Cada take na série parece ser desenhado para causar no espectador uma aflição tão grande que é insuportável rever os horrores que aparecem na tela. A fotografia de James Laxton (parceiro de Jenkins de “Moonlight” a “Se a Rua Beale Falasse”) é extremamente bela e realça a luz natural dos ambientes abertos e das paisagens dos estados sulistas norte-americanos. Já a trilha sonora de Nicholas Brittel, ao mesmo tempo em que é encantadora, consegue ser tão angustiante que poderia ser usada até em um filme de horror.
BELEZA E HORROR
Não existe um personagem sequer mal escrito, todos são complexos e com momentos impactantes contando com atuações brilhantes. Cora é interpretada pela sul-africana Thuso Mbedu que carrega uma das performances mais brutais de 2021. Silenciosa, discreta, ela carrega no olhar os traumas de uma vida trágica; é possível sentir o ódio, a tristeza e o sofrimento na tela, uma verdadeira força da natureza.

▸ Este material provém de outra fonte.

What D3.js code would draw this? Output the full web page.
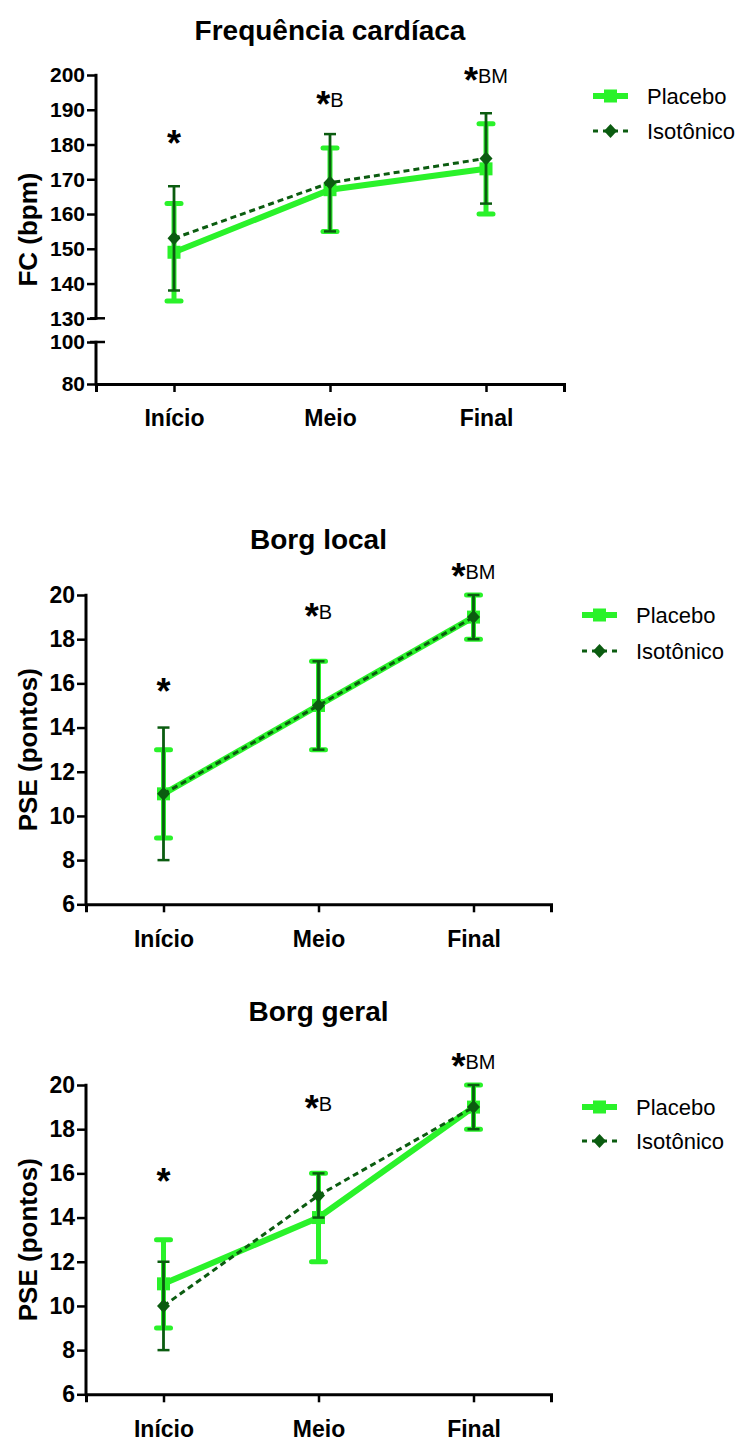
<!DOCTYPE html>
<html>
<head>
<meta charset="utf-8">
<script src="https://cdn.jsdelivr.net/npm/d3@7"></script>
<style>
  body { margin: 0; background: #fff; }
  svg { display: block; }
  text { font-family: "Liberation Sans", Arial, sans-serif; fill: #000; }
</style>
</head>
<body>
<svg id="fig" width="752" height="1441"></svg>
<script>
// ---- data ----
const categories = ["Início", "Meio", "Final"];
const seriesNames = ["Placebo", "Isotônico"];
const significance = ["", "B", "BM"];

// Frequência cardíaca (bpm): mean and SD
const fcPlaceboMean = [149, 167, 173];
const fcPlaceboSD = [14, 12, 13];
const fcIsoMean = [153, 169, 176];
const fcIsoSD = [15, 14, 13];
const fcTicks = [80, 100, 130, 140, 150, 160, 170, 180, 190, 200];
const fcMarkLevel = [182.7, 194, 201];

// Borg local (PSE, pontos)
const localPlaceboMean = [11, 15, 19];
const localPlaceboSD = [2, 2, 1];
const localIsoMean = [11, 15, 19];
const localIsoSD = [3, 2, 1];
const localMarkLevel = [16, 19.4, 21.2];

// Borg geral (PSE, pontos)
const geralPlaceboMean = [11, 14, 19];
const geralPlaceboSD = [2, 2, 1];
const geralIsoMean = [10, 15, 19];
const geralIsoSD = [2, 1, 1];
const geralMarkLevel = [16, 19.3, 21.2];

const borgTicks = [6, 8, 10, 12, 14, 16, 18, 20];

// ---- styles ----
const BRIGHT = "#2af22a";
const DARK = "#0b5c10";

const svg = d3.select("#fig");

const panels = [
  {
    title: "Frequência cardíaca", yLabel: "FC (bpm)",
    left: 96, right: 564, axisY: 384,
    yDomain: [80, 100, 130, 200], yRange: [384, 342, 318.3, 75],
    segments: [[80, 100], [130, 200]], breaks: [100, 130],
    ticks: fcTicks, tickFont: 21,
    titleY: 40,
    legendX: 593, legendY: 96, legendGap: 35,
    placebo: [fcPlaceboMean, fcPlaceboSD], iso: [fcIsoMean, fcIsoSD],
    marks: fcMarkLevel
  },
  {
    title: "Borg local", yLabel: "PSE (pontos)",
    left: 86, right: 551, axisY: 904.3,
    yDomain: [6, 20], yRange: [904.3, 595],
    segments: [[6, 20]], breaks: [],
    ticks: borgTicks, tickFont: 23,
    titleY: 549,
    legendX: 582, legendY: 615, legendGap: 36,
    placebo: [localPlaceboMean, localPlaceboSD], iso: [localIsoMean, localIsoSD],
    marks: localMarkLevel
  },
  {
    title: "Borg geral", yLabel: "PSE (pontos)",
    left: 86, right: 551, axisY: 1394.3,
    yDomain: [6, 20], yRange: [1394.3, 1085],
    segments: [[6, 20]], breaks: [],
    ticks: borgTicks, tickFont: 23,
    titleY: 1021,
    legendX: 582, legendY: 1107, legendGap: 34,
    placebo: [geralPlaceboMean, geralPlaceboSD], iso: [geralIsoMean, geralIsoSD],
    marks: geralMarkLevel
  }
];

function diamondPath(cx, cy, hw, hh) {
  return `M${cx},${cy - hh}L${cx + hw},${cy}L${cx},${cy + hh}L${cx - hw},${cy}Z`;
}

function drawPanel(p) {
  const g = svg.append("g");
  const x = d3.scalePoint().domain(categories).range([p.left, p.right]).padding(0.5);
  const y = d3.scaleLinear().domain(p.yDomain).range(p.yRange);

  // title, centred over the plot area
  g.append("text")
    .attr("x", (p.left + p.right) / 2).attr("y", p.titleY)
    .attr("text-anchor", "middle")
    .style("font-weight", "bold").style("font-size", "28px")
    .text(p.title);

  // y axis label
  const midY = (d3.min(p.yRange) + d3.max(p.yRange)) / 2;
  g.append("text")
    .attr("transform", `translate(37,${midY}) rotate(-90)`)
    .attr("text-anchor", "middle")
    .style("font-weight", "bold").style("font-size", "26px")
    .text(p.yLabel);

  // y axis (ticks from d3, axis line drawn per segment)
  const ya = g.append("g")
    .attr("transform", `translate(${p.left},0)`)
    .call(d3.axisLeft(y).tickValues(p.ticks).tickSize(9).tickPadding(2).tickFormat(d3.format("d")));
  ya.select(".domain").remove();
  ya.selectAll(".tick line").attr("stroke", "#000").attr("stroke-width", 2.5);
  ya.selectAll(".tick text")
    .style("font-family", '"Liberation Sans", Arial, sans-serif')
    .style("font-weight", "bold").style("font-size", p.tickFont + "px")
    .attr("fill", "#000");

  p.segments.forEach(s => {
    g.append("line")
      .attr("x1", p.left).attr("x2", p.left)
      .attr("y1", y(s[0]) + 1.5).attr("y2", y(s[1]) - 1.2)
      .attr("stroke", "#000").attr("stroke-width", 3);
  });
  p.breaks.forEach(b => {
    g.append("line")
      .attr("x1", p.left - 6).attr("x2", p.left + 9)
      .attr("y1", y(b)).attr("y2", y(b))
      .attr("stroke", "#000").attr("stroke-width", 2.5);
  });

  // x axis
  const xa = g.append("g")
    .attr("transform", `translate(0,${p.axisY})`)
    .call(d3.axisBottom(x).tickSizeOuter(0).tickSize(8).tickPadding(18));
  xa.select(".domain").attr("stroke", "#000").attr("stroke-width", 3);
  xa.selectAll(".tick line").attr("stroke", "#000").attr("stroke-width", 2.5);
  xa.selectAll(".tick text")
    .style("font-family", '"Liberation Sans", Arial, sans-serif')
    .style("font-weight", "bold").style("font-size", "23px")
    .attr("fill", "#000");

  const line = d3.line().x((d, i) => x(categories[i])).y(d => y(d));

  // Placebo
  const [pm, ps] = p.placebo;
  const pg = g.append("g");
  pg.append("path").datum(pm).attr("d", line)
    .attr("fill", "none").attr("stroke", BRIGHT).attr("stroke-width", 6);
  pm.forEach((m, i) => {
    const cx = x(categories[i]);
    pg.append("line").attr("x1", cx).attr("x2", cx)
      .attr("y1", y(m - ps[i])).attr("y2", y(m + ps[i]))
      .attr("stroke", BRIGHT).attr("stroke-width", 5);
    [m - ps[i], m + ps[i]].forEach(v => {
      pg.append("line").attr("x1", cx - 7).attr("x2", cx + 7)
        .attr("y1", y(v)).attr("y2", y(v))
        .attr("stroke", BRIGHT).attr("stroke-width", 5).attr("stroke-linecap", "round");
    });
    pg.append("rect").attr("x", cx - 6.5).attr("y", y(m) - 6.5)
      .attr("width", 13).attr("height", 13).attr("fill", BRIGHT);
  });

  // Isotônico
  const [im, is] = p.iso;
  const ig = g.append("g");
  ig.append("path").datum(im).attr("d", line)
    .attr("fill", "none").attr("stroke", DARK).attr("stroke-width", 3)
    .attr("stroke-dasharray", "6,4");
  im.forEach((m, i) => {
    const cx = x(categories[i]);
    ig.append("line").attr("x1", cx).attr("x2", cx)
      .attr("y1", y(m - is[i])).attr("y2", y(m + is[i]))
      .attr("stroke", DARK).attr("stroke-width", 2.8);
    [m - is[i], m + is[i]].forEach(v => {
      ig.append("line").attr("x1", cx - 6).attr("x2", cx + 6)
        .attr("y1", y(v)).attr("y2", y(v))
        .attr("stroke", DARK).attr("stroke-width", 2.5);
    });
    ig.append("path").attr("d", diamondPath(cx, y(m), 6.5, 7)).attr("fill", DARK);
  });

  // significance marks
  p.marks.forEach((lv, i) => {
    const c = y(lv);
    const t = g.append("text")
      .attr("x", x(categories[i])).attr("y", c + 21)
      .attr("text-anchor", "middle");
    t.append("tspan").style("font-size", "36px").style("font-weight", "bold").text("*");
    if (significance[i]) {
      t.append("tspan").style("font-size", "20px").attr("dy", -10).text(significance[i]);
    }
  });

  // legend
  const lg = g.append("g");
  const lx = p.legendX, ly = p.legendY, gap = p.legendGap;
  lg.append("line").attr("x1", lx).attr("x2", lx + 35).attr("y1", ly).attr("y2", ly)
    .attr("stroke", BRIGHT).attr("stroke-width", 6);
  lg.append("rect").attr("x", lx + 11).attr("y", ly - 6.5).attr("width", 13).attr("height", 13).attr("fill", BRIGHT);
  lg.append("text").attr("x", lx + 54).attr("y", ly + 8).style("font-size", "22px").text(seriesNames[0]);

  lg.append("line").attr("x1", lx).attr("x2", lx + 35).attr("y1", ly + gap).attr("y2", ly + gap)
    .attr("stroke", DARK).attr("stroke-width", 3).attr("stroke-dasharray", "5,5");
  lg.append("path").attr("d", diamondPath(lx + 17.5, ly + gap, 6.5, 7)).attr("fill", DARK);
  lg.append("text").attr("x", lx + 54).attr("y", ly + gap + 8).style("font-size", "22px").text(seriesNames[1]);
}

panels.forEach(drawPanel);
</script>
</body>
</html>
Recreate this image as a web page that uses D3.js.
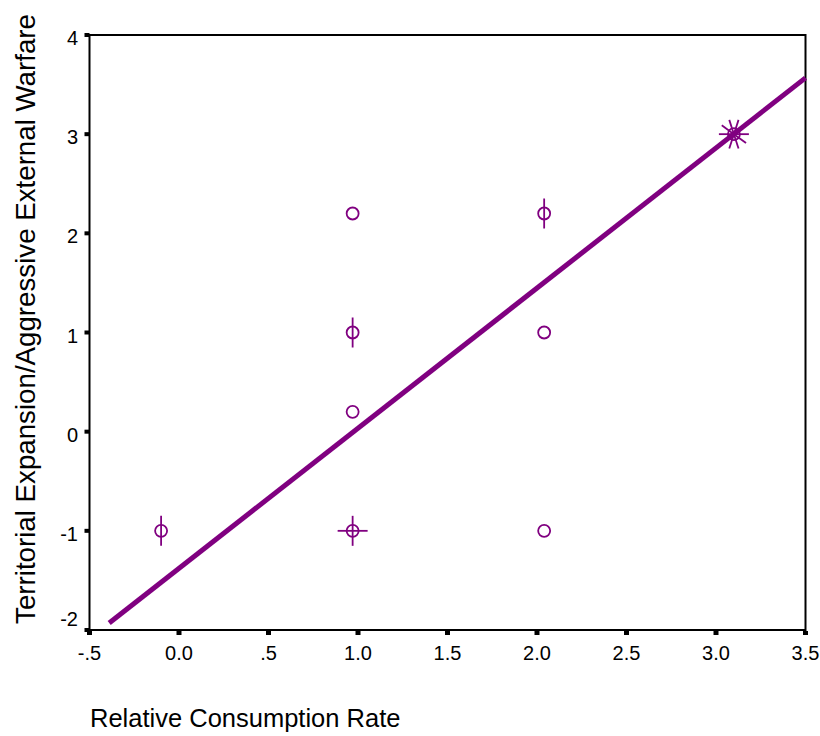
<!DOCTYPE html>
<html>
<head>
<meta charset="utf-8">
<script src="https://cdn.jsdelivr.net/npm/d3@7"></script>
<style>
  html, body { margin: 0; padding: 0; background: #fff; }
  svg { display: block; }
  text { font-family: "Liberation Sans", Arial, sans-serif; fill: #000; }
</style>
</head>
<body>
<svg id="chart" width="820" height="736"></svg>
<script>
// ---- data ----
const consumption = [-0.1, 0.97, 0.97, 0.97, 0.97, 2.04, 2.04, 2.04, 3.1];
const warfare     = [-1,   -1,   2.2,  1,    0.2,  2.2,  1,    -1,   3];
const petals      = [2,    4,    0,    2,    0,    2,    0,    0,    10];
const xTicks = [-0.5, 0, 0.5, 1, 1.5, 2, 2.5, 3, 3.5];
const xTickLabels = ["-.5", "0.0", ".5", "1.0", "1.5", "2.0", "2.5", "3.0", "3.5"];
const yTicks = [-2, -1, 0, 1, 2, 3, 4];
const yTickLabels = ["-2", "-1", "0", "1", "2", "3", "4"];
const fitIntercept = -1.378;
const fitSlope = 1.413;
const fitRange = [-0.39, 3.5];
const xTitle = "Relative Consumption Rate";
const yTitle = "Territorial Expansion/Aggressive External Warfare";

// ---- layout ----
const L = 89.5, R = 805.5, T = 35, B = 630;
const color = "#800080";
const svg = d3.select("#chart");
const x = d3.scaleLinear().domain([-0.5, 3.5]).range([L, R]);
const y = d3.scaleLinear().domain([-2, 4]).range([B, T]);

// frame
svg.append("rect").attr("x", L).attr("y", T).attr("width", R - L).attr("height", B - T)
  .attr("fill", "none").attr("stroke", "#000").attr("stroke-width", 2);

// y ticks (square marks) and labels
const yAxis = svg.append("g");
yAxis.selectAll("rect").data(yTicks).join("rect")
  .attr("x", L - 5).attr("y", d => y(d) - 2).attr("width", 5).attr("height", 4).attr("fill", "#000");
yAxis.selectAll("text").data(yTicks).join("text")
  .attr("x", 78).attr("y", (d, i) => y(d) + (i === 0 ? -11 : 3))
  .attr("dy", "0.35em").attr("text-anchor", "end").attr("font-size", 20)
  .text((d, i) => yTickLabels[i]);

// x ticks and labels
const xAxis = svg.append("g");
xAxis.selectAll("rect").data(xTicks).join("rect")
  .attr("x", d => x(d) - 2.5).attr("y", B + 1).attr("width", 5).attr("height", 4).attr("fill", "#000");
xAxis.selectAll("text").data(xTicks).join("text")
  .attr("x", d => x(d)).attr("y", 660).attr("text-anchor", "middle").attr("font-size", 20)
  .text((d, i) => xTickLabels[i]);

// fit line
const line = d3.line().x(d => x(d)).y(d => y(fitIntercept + fitSlope * d));
svg.append("path").datum(fitRange).attr("d", line)
  .attr("fill", "none").attr("stroke", color).attr("stroke-width", 5);

// sunflower markers
const pts = consumption.map((c, i) => ({ x: c, y: warfare[i], p: petals[i] }));
const g = svg.append("g").attr("stroke", color).attr("fill", "none");
pts.forEach(d => {
  const cx = x(d.x), cy = y(d.y);
  g.append("circle").attr("cx", cx).attr("cy", cy).attr("r", 6).attr("stroke-width", 1.8);
  if (d.p === 2) {
    g.append("line").attr("x1", cx).attr("x2", cx).attr("y1", cy - 15).attr("y2", cy + 15).attr("stroke-width", 1.8);
  } else if (d.p === 4) {
    g.append("line").attr("x1", cx).attr("x2", cx).attr("y1", cy - 15).attr("y2", cy + 15).attr("stroke-width", 1.8);
    g.append("line").attr("x1", cx - 15).attr("x2", cx + 15).attr("y1", cy).attr("y2", cy).attr("stroke-width", 1.8);
  } else if (d.p > 4) {
    for (let k = 0; k < d.p; k++) {
      const a = (2 * Math.PI * k) / d.p;
      g.append("line").attr("x1", cx).attr("y1", cy)
        .attr("x2", cx + 15 * Math.cos(a)).attr("y2", cy - 15 * Math.sin(a)).attr("stroke-width", 1.8);
    }
  }
});

// axis titles
svg.append("text").attr("x", 90).attr("y", 727).attr("font-size", 25.5).text(xTitle);
svg.append("text").attr("transform", "translate(35,319) rotate(-90)")
  .attr("text-anchor", "middle").attr("font-size", 27.7).text(yTitle);
</script>
</body>
</html>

Outro destaque é o Joel Edgerton como Arnold Ridgeway, um caçador de escravos que quer a qualquer custo capturar Cora. O personagem ganha uma história de fundo bem detalhada na narrativa que pode causar falsamente uma sensação de humanização, mas, revela o quão mesquinhas são suas motivações para trabalhar com este ofício, gerando no espectador mais repulsa ainda a sua figura.
Minha única crítica negativa foi o fato da série ter sido lançada completa de uma vez só The Underground Railroad precisava de um episódio por semana para ressoar por mais tempo com o público fazendo-o refletir o que havia acabado de assistir, ela não foi criada para assistir de uma vez, é humanamente impossível. Qualquer ser humano fica afetado com o que é mostrado, mas, mesmo assim, ainda existem momentos de poesia, beleza e, acima de tudo, potência.
Com as imagens mais belas e aterrorizantes que você verá este ano, Jenkins nos oferece uma experiência completa e satisfatória em um ano de histórias geniais na televisão e nos serviços de streaming, The Underground Railroad brilha e marca seu espaço como uma das obras televisivas mais completas já produzidas.